#### EXERCISE MATERIAL
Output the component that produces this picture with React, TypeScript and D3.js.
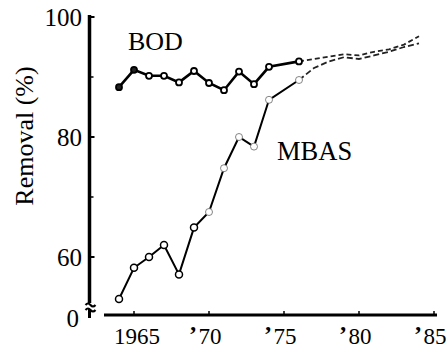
import React from "react";
import * as d3 from "d3";

const bodYears = [1964, 1965, 1966, 1967, 1968, 1969, 1970, 1971, 1972, 1973, 1974, 1976];
const bodValues = [88.3, 91.2, 90.2, 90.2, 89.1, 91.0, 89.0, 87.8, 90.9, 88.8, 91.7, 92.6];
const bodFadedYears = [1976, 1977, 1978, 1979, 1980, 1981, 1982, 1983, 1984];
const bodFadedValues = [92.6, 93.0, 93.4, 93.8, 93.6, 94.2, 94.6, 95.4, 96.8];

const mbasYears = [1964, 1965, 1966, 1967, 1968, 1969, 1970, 1971, 1972, 1973, 1974, 1976];
const mbasValues = [53.0, 58.2, 60.0, 62.0, 57.1, 64.9, 67.5, 74.8, 80.0, 78.4, 86.2, 89.5];
const mbasFadedYears = [1976, 1977, 1978, 1979, 1980, 1981, 1982, 1983, 1984];
const mbasFadedValues = [89.5, 91.5, 92.6, 93.3, 93.0, 93.6, 94.2, 95.0, 95.6];

const xTickYears = [1965, 1970, 1975, 1980, 1985];
const xTickLabels = ["1965", "70", "75", "80", "85"];
const yTickValues = [100, 80, 60];
const yMinorTicks = [90, 70];

const FONT = "'Liberation Serif', 'Times New Roman', serif";

export default function App() {
  const x = d3.scaleLinear().domain([1965, 1985]).range([134, 434]);
  const y = d3.scaleLinear().domain([60, 100]).range([257, 17]);
  const axisY = 315;
  const axisX = 89.5;

  const line = d3
    .line<[number, number]>()
    .x((d) => x(d[0]))
    .y((d) => y(d[1]));

  const bod = bodYears.map((yr, i) => [yr, bodValues[i]] as [number, number]);
  const bodF = bodFadedYears.map((yr, i) => [yr, bodFadedValues[i]] as [number, number]);
  const mbas = mbasYears.map((yr, i) => [yr, mbasValues[i]] as [number, number]);
  const mbasF = mbasFadedYears.map((yr, i) => [yr, mbasFadedValues[i]] as [number, number]);

  return (
    <svg
      width={447}
      height={350}
      style={{ position: "absolute", left: 0, top: 0, background: "#fff" }}
      fontFamily={FONT}
    >
      <rect width={447} height={350} fill="#fff" />
      {/* Y axis */}
      <line x1={axisX} x2={axisX} y1={15} y2={303} stroke="#000" strokeWidth={3.5} />
      <path d={`M${axisX - 4},305 q2.5,-3 5,0 t5,0`} fill="none" stroke="#000" strokeWidth={2} />
      <path d={`M${axisX - 4},310 q2.5,-3 5,0 t5,0`} fill="none" stroke="#000" strokeWidth={2} />
      <line x1={axisX} x2={axisX} y1={309} y2={318} stroke="#000" strokeWidth={3} />
      {yTickValues.map((v) => (
        <g key={v}>
          <line x1={axisX} x2={axisX + 5} y1={y(v)} y2={y(v)} stroke="#000" strokeWidth={2} />
          <text x={82} y={y(v) + 9} textAnchor="end" fontSize={25}>
            {v}
          </text>
        </g>
      ))}
      {yMinorTicks.map((v) => (
        <line key={v} x1={axisX} x2={axisX + 4} y1={y(v)} y2={y(v)} stroke="#000" strokeWidth={1.5} />
      ))}
      <text x={79} y={327} textAnchor="end" fontSize={25}>
        0
      </text>
      <text
        transform="translate(33,136) rotate(-90)"
        textAnchor="middle"
        fontSize={26}
      >
        Removal (%)
      </text>

      {/* X axis */}
      <line x1={104} x2={437} y1={axisY} y2={axisY} stroke="#000" strokeWidth={3} />
      {xTickYears.map((yr, i) => (
        <g key={yr}>
          <line x1={x(yr)} x2={x(yr)} y1={axisY} y2={axisY - 4} stroke="#000" strokeWidth={1.5} />
          {i === 0 ? (
            <text x={x(yr) + 3} y={344} textAnchor="middle" fontSize={23}>
              {xTickLabels[i]}
            </text>
          ) : (
            <>
              <text x={x(yr) + 1} y={344} textAnchor="middle" fontSize={23}>
                {xTickLabels[i]}
              </text>
              <text x={x(yr) - 12} y={342} textAnchor="end" fontSize={24} fontWeight="bold">
                ’
              </text>
            </>
          )}
        </g>
      ))}

      {/* Faded later segments */}
      <path d={line(mbasF) || ""} fill="none" stroke="#222" strokeWidth={1.8} strokeDasharray="6 3" />
      <path d={line(bodF) || ""} fill="none" stroke="#222" strokeWidth={1.8} strokeDasharray="5 3" />

      {/* MBAS */}
      <path d={line(mbas) || ""} fill="none" stroke="#000" strokeWidth={2} />
      {mbas.map((d, i) => (
        <circle
          key={i}
          cx={x(d[0])}
          cy={y(d[1])}
          r={3.5}
          fill="#fff"
          stroke={i < 6 ? "#000" : "#666"}
          strokeWidth={i < 6 ? 1.5 : 0.8}
        />
      ))}

      {/* BOD */}
      <path d={line(bod) || ""} fill="none" stroke="#000" strokeWidth={2.6} />
      {bod.map((d, i) => (
        <circle
          key={i}
          cx={x(d[0])}
          cy={y(d[1])}
          r={3}
          fill={i < 2 ? "#222" : "#fff"}
          stroke="#000"
          strokeWidth={1.8}
        />
      ))}

      <text x={128} y={50} fontSize={26}>
        BOD
      </text>
      <text x={277} y={160} fontSize={26.5}>
        MBAS
      </text>
    </svg>
  );
}
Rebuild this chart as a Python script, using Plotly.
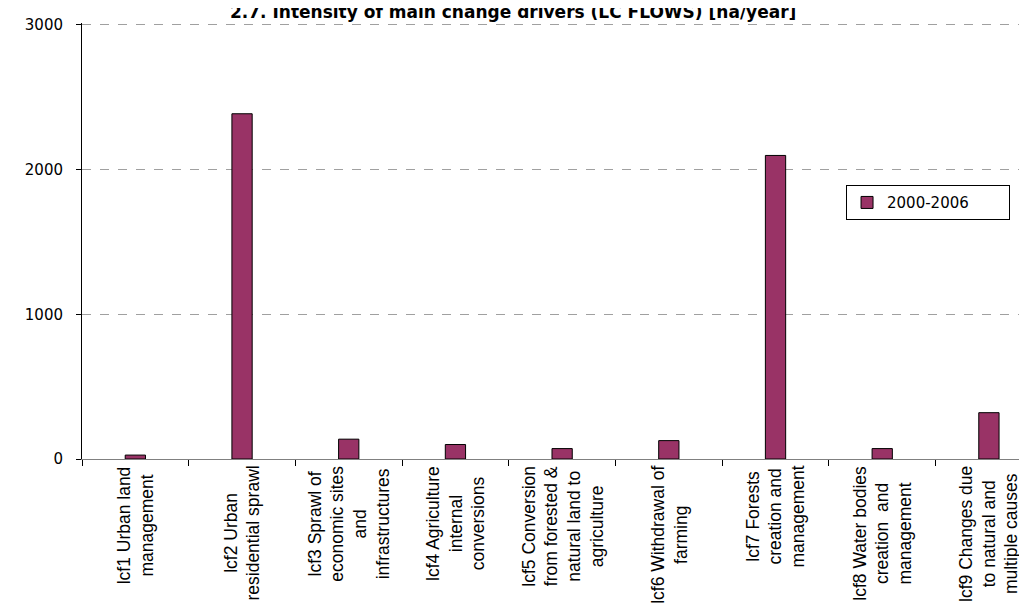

#### YOUR INSTRUCTIONS
Write out exactly the lines between the start of the data and the line with "94.6, 95.4, 96.8];", including both, but none of the pictures.

#### ANSWER IN FULL
Output the component that produces this picture with React, TypeScript and D3.js.
import React from "react";
import * as d3 from "d3";

const bodYears = [1964, 1965, 1966, 1967, 1968, 1969, 1970, 1971, 1972, 1973, 1974, 1976];
const bodValues = [88.3, 91.2, 90.2, 90.2, 89.1, 91.0, 89.0, 87.8, 90.9, 88.8, 91.7, 92.6];
const bodFadedYears = [1976, 1977, 1978, 1979, 1980, 1981, 1982, 1983, 1984];
const bodFadedValues = [92.6, 93.0, 93.4, 93.8, 93.6, 94.2, 94.6, 95.4, 96.8];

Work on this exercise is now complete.